GIVEN INSTRUCTION: Reproduce every line of the material below, but drop the pictures.

COLLECTED MATERIAL:
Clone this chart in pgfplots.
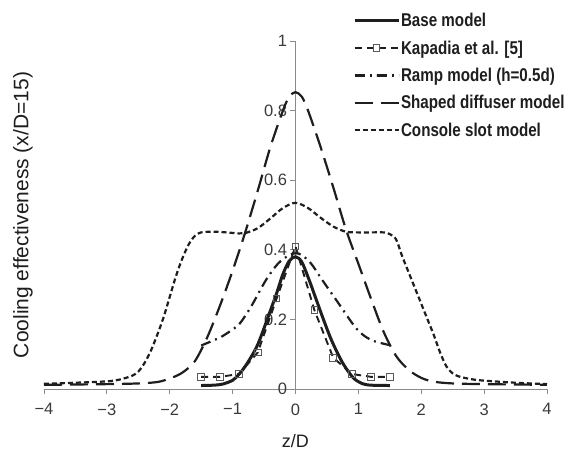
\documentclass[border=0pt]{standalone}
\usepackage{pgfplots}
\pgfplotsset{compat=1.18}
\usepackage{fontspec}
\setmainfont{Liberation Sans}
\newfontfamily\narrowfont[FakeStretch=0.82]{Liberation Sans}
\definecolor{axisgray}{HTML}{8A8A8A}
\definecolor{linecol}{HTML}{1E1E1E}
\definecolor{tickcol}{HTML}{3A3A3A}
\begin{document}
\begin{tikzpicture}
\useasboundingbox (-44pt,-64pt) rectangle (527pt,389pt);
\begin{axis}[
  at={(0pt,0pt)}, anchor=south west,
  scale only axis, width=503pt, height=348pt,
  xmin=-4, xmax=4, ymin=0, ymax=1,
  axis x line=bottom, axis y line=center,
  hide obscured x ticks=false, hide obscured y ticks=false,
  axis line style={draw=axisgray, line width=0.8pt, -},
  every inner y axis line/.append style={-},
  every outer x axis line/.append style={-},
  tick style={draw=axisgray, line width=0.8pt},
  tick align=outside, major tick length=5pt,
  xtick={-4,-3,-2,-1,0,1,2,3,4},
  xticklabels={−4,−3,−2,−1,0,1,2,3,4},
  ytick={0,0.2,0.4,0.6,0.8,1},
  yticklabels={0,0.2,0.4,0.6,0.8,1},
  tick label style={font=\fontsize{16.5}{19}\selectfont, text=tickcol},
  xticklabel style={yshift=-6pt},
  clip=false,
  xlabel={z/D},
  ylabel={Cooling effectiveness (x/D=15)},
  every axis x label/.style={at={(axis description cs:0.5,-0.15)}, anchor=center, font=\fontsize{18}{21}\selectfont, text=linecol},
  every axis y label/.style={at={(axis description cs:-0.042,0.5)}, rotate=90, anchor=center, font=\fontsize{21}{24}\selectfont, text=linecol},
  legend style={at={(0.614,1.083)}, anchor=north west, draw=none, fill=none,
    font=\narrowfont\bfseries\fontsize{18.5}{20}\selectfont, text=linecol,
    row sep=10.5pt, inner sep=0pt, nodes={inner sep=1pt}},
  legend cell align=left,
  legend image code/.code={\draw[mark repeat=2,mark phase=2,#1] plot coordinates {(0pt,0pt) (22pt,0pt) (44pt,0pt)};},
]
% Base model
\addplot[linecol, line width=3pt, smooth] table {
x y
-1.5 0.010
-1.3 0.011
-1.16 0.014
-1.0 0.025
-0.9 0.042
-0.8 0.065
-0.68 0.100
-0.6 0.128
-0.52 0.165
-0.4 0.225
-0.3 0.275
-0.2 0.330
-0.1 0.368
0 0.380
0.1 0.365
0.22 0.312
0.3 0.272
0.43 0.207
0.55 0.150
0.65 0.110
0.75 0.075
0.86 0.045
0.95 0.027
1.07 0.015
1.2 0.011
1.5 0.010
};
\addlegendentry{Base model}
% Kapadia et al.
\addplot[linecol, line width=1.9pt, dash pattern=on 7pt off 5pt,
  mark=square, mark size=3.3pt, mark options={solid, draw=black!65, line width=0.9pt, fill=white}] table {
x y
-1.5 0.035
-1.2 0.035
-0.9 0.043
-0.6 0.105
-0.3 0.260
0 0.410
0.3 0.227
0.6 0.090
0.9 0.043
1.2 0.035
1.5 0.035
};
\addlegendentry{Kapadia et al. [5]}
% Ramp model
\addplot[linecol, line width=2.2pt, dash pattern=on 10pt off 5pt on 2pt off 5pt, smooth] table {
x y
-1.5 0.125
-1.3 0.140
-1.16 0.152
-0.92 0.182
-0.8 0.210
-0.68 0.245
-0.47 0.313
-0.28 0.360
-0.1 0.385
0 0.390
0.1 0.385
0.25 0.360
0.43 0.312
0.67 0.250
0.94 0.180
1.1 0.152
1.26 0.137
1.5 0.126
};
\addlegendentry{Ramp model (h=0.5d)}
% Shaped diffuser
\addplot[linecol, line width=2.2pt, dash pattern=on 18pt off 8pt, smooth] table {
x y
-4 0.012
-3 0.014
-2.5 0.016
-2.2 0.020
-2.0 0.030
-1.8 0.047
-1.6 0.080
-1.4 0.150
-1.2 0.240
-1.0 0.340
-0.8 0.450
-0.6 0.570
-0.4 0.695
-0.2 0.800
-0.1 0.840
0 0.853
0.1 0.840
0.2 0.800
0.4 0.695
0.6 0.580
0.8 0.460
1.0 0.360
1.2 0.260
1.4 0.165
1.6 0.095
1.8 0.055
2.0 0.032
2.2 0.021
2.5 0.016
3 0.014
4 0.012
};
\addlegendentry{Shaped diffuser model}
% Console slot
\addplot[linecol, line width=2.2pt, dash pattern=on 5pt off 3pt, smooth] table {
x y
-4 0.015
-3.5 0.018
-3 0.022
-2.8 0.027
-2.6 0.038
-2.5 0.050
-2.4 0.075
-2.3 0.110
-2.2 0.155
-2.1 0.205
-2.0 0.265
-1.9 0.325
-1.8 0.375
-1.7 0.415
-1.6 0.440
-1.5 0.450
-1.3 0.452
-1.1 0.450
-0.9 0.447
-0.8 0.448
-0.6 0.462
-0.4 0.490
-0.2 0.520
0 0.535
0.2 0.520
0.4 0.492
0.6 0.467
0.8 0.452
1.0 0.450
1.2 0.450
1.4 0.450
1.5 0.445
1.6 0.430
1.7 0.380
1.8 0.335
1.9 0.290
2.0 0.245
2.1 0.200
2.2 0.155
2.3 0.105
2.4 0.065
2.5 0.045
2.6 0.036
2.8 0.028
3 0.024
3.5 0.018
4 0.014
};
\addlegendentry{Console slot model}
\end{axis}
\end{tikzpicture}
\end{document}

RESULT:
Clone this chart in pgfplots.
\documentclass[border=0pt]{standalone}
\usepackage{pgfplots}
\pgfplotsset{compat=1.18}
\usepackage{fontspec}
\setmainfont{Liberation Sans}
\newfontfamily\narrowfont[FakeStretch=0.82]{Liberation Sans}
\definecolor{axisgray}{HTML}{8A8A8A}
\definecolor{linecol}{HTML}{1E1E1E}
\definecolor{tickcol}{HTML}{3A3A3A}
\begin{document}
\begin{tikzpicture}
\useasboundingbox (-44pt,-64pt) rectangle (527pt,389pt);
\begin{axis}[
  at={(0pt,0pt)}, anchor=south west,
  scale only axis, width=503pt, height=348pt,
  xmin=-4, xmax=4, ymin=0, ymax=1,
  axis x line=bottom, axis y line=center,
  hide obscured x ticks=false, hide obscured y ticks=false,
  axis line style={draw=axisgray, line width=0.8pt, -},
  every inner y axis line/.append style={-},
  every outer x axis line/.append style={-},
  tick style={draw=axisgray, line width=0.8pt},
  tick align=outside, major tick length=5pt,
  xtick={-4,-3,-2,-1,0,1,2,3,4},
  xticklabels={−4,−3,−2,−1,0,1,2,3,4},
  ytick={0,0.2,0.4,0.6,0.8,1},
  yticklabels={0,0.2,0.4,0.6,0.8,1},
  tick label style={font=\fontsize{16.5}{19}\selectfont, text=tickcol},
  xticklabel style={yshift=-6pt},
  clip=false,
  xlabel={z/D},
  ylabel={Cooling effectiveness (x/D=15)},
  every axis x label/.style={at={(axis description cs:0.5,-0.15)}, anchor=center, font=\fontsize{18}{21}\selectfont, text=linecol},
  every axis y label/.style={at={(axis description cs:-0.042,0.5)}, rotate=90, anchor=center, font=\fontsize{21}{24}\selectfont, text=linecol},
  legend style={at={(0.614,1.083)}, anchor=north west, draw=none, fill=none,
    font=\narrowfont\bfseries\fontsize{18.5}{20}\selectfont, text=linecol,
    row sep=10.5pt, inner sep=0pt, nodes={inner sep=1pt}},
  legend cell align=left,
  legend image code/.code={\draw[mark repeat=2,mark phase=2,#1] plot coordinates {(0pt,0pt) (22pt,0pt) (44pt,0pt)};},
]
% Base model
\addplot[linecol, line width=3pt, smooth] table {
x y
-1.5 0.010
-1.3 0.011
-1.16 0.014
-1.0 0.025
-0.9 0.042
-0.8 0.065
-0.68 0.100
-0.6 0.128
-0.52 0.165
-0.4 0.225
-0.3 0.275
-0.2 0.330
-0.1 0.368
0 0.380
0.1 0.365
0.22 0.312
0.3 0.272
0.43 0.207
0.55 0.150
0.65 0.110
0.75 0.075
0.86 0.045
0.95 0.027
1.07 0.015
1.2 0.011
1.5 0.010
};
\addlegendentry{Base model}
% Kapadia et al.
\addplot[linecol, line width=1.9pt, dash pattern=on 7pt off 5pt,
  mark=square, mark size=3.3pt, mark options={solid, draw=black!65, line width=0.9pt, fill=white}] table {
x y
-1.5 0.035
-1.2 0.035
-0.9 0.043
-0.6 0.105
-0.3 0.260
0 0.410
0.3 0.227
0.6 0.090
0.9 0.043
1.2 0.035
1.5 0.035
};
\addlegendentry{Kapadia et al. [5]}
% Ramp model
\addplot[linecol, line width=2.2pt, dash pattern=on 10pt off 5pt on 2pt off 5pt, smooth] table {
x y
-1.5 0.125
-1.3 0.140
-1.16 0.152
-0.92 0.182
-0.8 0.210
-0.68 0.245
-0.47 0.313
-0.28 0.360
-0.1 0.385
0 0.390
0.1 0.385
0.25 0.360
0.43 0.312
0.67 0.250
0.94 0.180
1.1 0.152
1.26 0.137
1.5 0.126
};
\addlegendentry{Ramp model (h=0.5d)}
% Shaped diffuser
\addplot[linecol, line width=2.2pt, dash pattern=on 18pt off 8pt, smooth] table {
x y
-4 0.012
-3 0.014
-2.5 0.016
-2.2 0.020
-2.0 0.030
-1.8 0.047
-1.6 0.080
-1.4 0.150
-1.2 0.240
-1.0 0.340
-0.8 0.450
-0.6 0.570
-0.4 0.695
-0.2 0.800
-0.1 0.840
0 0.853
0.1 0.840
0.2 0.800
0.4 0.695
0.6 0.580
0.8 0.460
1.0 0.360
1.2 0.260
1.4 0.165
1.6 0.095
1.8 0.055
2.0 0.032
2.2 0.021
2.5 0.016
3 0.014
4 0.012
};
\addlegendentry{Shaped diffuser model}
% Console slot
\addplot[linecol, line width=2.2pt, dash pattern=on 5pt off 3pt, smooth] table {
x y
-4 0.015
-3.5 0.018
-3 0.022
-2.8 0.027
-2.6 0.038
-2.5 0.050
-2.4 0.075
-2.3 0.110
-2.2 0.155
-2.1 0.205
-2.0 0.265
-1.9 0.325
-1.8 0.375
-1.7 0.415
-1.6 0.440
-1.5 0.450
-1.3 0.452
-1.1 0.450
-0.9 0.447
-0.8 0.448
-0.6 0.462
-0.4 0.490
-0.2 0.520
0 0.535
0.2 0.520
0.4 0.492
0.6 0.467
0.8 0.452
1.0 0.450
1.2 0.450
1.4 0.450
1.5 0.445
1.6 0.430
1.7 0.380
1.8 0.335
1.9 0.290
2.0 0.245
2.1 0.200
2.2 0.155
2.3 0.105
2.4 0.065
2.5 0.045
2.6 0.036
2.8 0.028
3 0.024
3.5 0.018
4 0.014
};
\addlegendentry{Console slot model}
\end{axis}
\end{tikzpicture}
\end{document}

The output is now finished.